How to use createpolicy ptx instruction well in CUDA? Are there any practical examples as reference?

Hello everyone,

I noticed that the libcudacxx library has implemented the extensions for cuda::access_property and the corresponding PTX instructions have also been defined.
Users can create and apply different L2 evict policy attributes to complement memory access instructions such as ld, st, and cp.async, to more fine-grained cache behavior.
The policies are divided into three modes: range base, fraction base, and compatible with L2 Persistence Cache, and the granularity of access control for memory blocks can range from 512KB to 4GB.
But, I have not yet seen any use cases for this flexible usage in programs.

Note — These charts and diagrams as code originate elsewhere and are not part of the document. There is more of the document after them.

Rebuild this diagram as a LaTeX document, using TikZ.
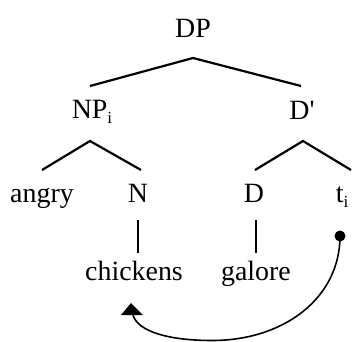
\documentclass[tikz,border=0pt]{standalone}
\usepackage{fontspec}
\setmainfont{Liberation Serif}
\usetikzlibrary{calc}
\newcommand{\sbi}{\raisebox{-0.2em}{\fontsize{17}{17}\selectfont i}}
\tikzset{
  lbl/.style={anchor=base, inner sep=0pt, font=\fontsize{28}{30}\selectfont},
  branch/.style={line width=2.2bp},
  move/.style={line width=1.6bp},
}
\begin{document}
\begin{tikzpicture}[x=1bp,y=-1bp]
\useasboundingbox (0,0) rectangle (356,342);
% labels
\node[lbl] (DP) at (193,37) {DP};
\node[lbl] (NP) at (92,118) {NP\sbi};
\node[lbl] (Dbar) at (302,119) {D\textquotesingle};
\node[lbl] (angry) at (42,202) {angry};
\node[lbl] (N) at (138,202) {N};
\node[lbl] (D) at (254,202) {D};
\node[lbl] (t) at (342,202) {t\sbi};
\node[lbl] (chickens) at (134,280) {chickens};
\node[lbl] (galore) at (256,280) {galore};
% branches
\draw[branch] ($(NP.base)+(-2,-32)$) -- ($(DP.base)+(0,21)$) -- ($(Dbar.base)+(-1,-33)$);
\draw[branch] ($(angry.base)+(0,-32)$) -- ($(NP.base)+(-2,23)$) -- ($(N.base)+(3,-32)$);
\draw[branch] ($(D.base)+(1,-32)$) -- ($(Dbar.base)+(1,22)$) -- ($(t.base)+(9,-32)$);
\draw[branch] ($(N.base)+(0,18)$) -- ($(chickens.base)+(4,-27)$);
\draw[branch] ($(D.base)+(2,18)$) -- ($(galore.base)+(0,-27)$);
% movement arrow: trace dot, curved line, upright head under "chickens"
\coordinate (trace) at ($(t.base)+(-2,34)$);
\coordinate (target) at ($(chickens.base)+(-1,35)$);
\coordinate (low) at (212,340.5);
\fill (trace) circle (5.5bp);
\draw[move] (trace) .. controls ($(trace)+(0,62)$) and (284,340.5) .. (low)
  .. controls (170,340.5) and (138,332) .. (target);
\fill ($(target)+(-12,0)$) -- ($(target)+(-2,-12)$) -- ($(target)+(10,0)$) -- cycle;
\end{tikzpicture}
\end{document}
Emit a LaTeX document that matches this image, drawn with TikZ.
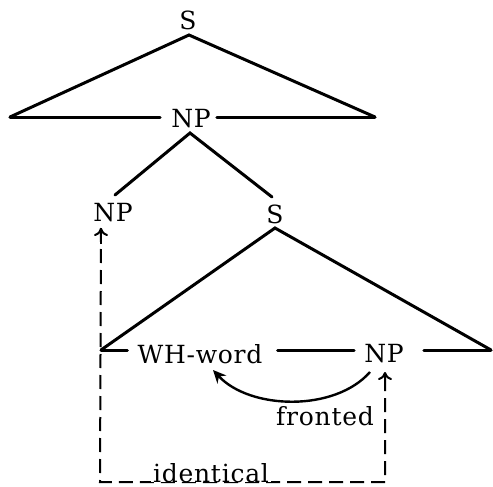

Can you tell me in which applications this type of usage can have big performance impact? I understand that there must have been some consideration when designing GPU Arch and PTX ISA.

Thank you!

The A100 whitepaper indicates possible use cases (on pp. 40-41):

For example, for DL inferencing workloads, ping-pong buffers can be persistently cached in the
L2 for faster data access, while also avoiding writebacks to DRAM. For producer-consumer
chains, such as those found in DL training, L2 cache controls can optimize caching across the
write-to-read data dependencies. In LSTM networks, recurrent weights that are shared across
multiple GEMM operations can be preferentially cached and reused in L2.

On page 66 there is a performance comparison for a simple test case (histogramming).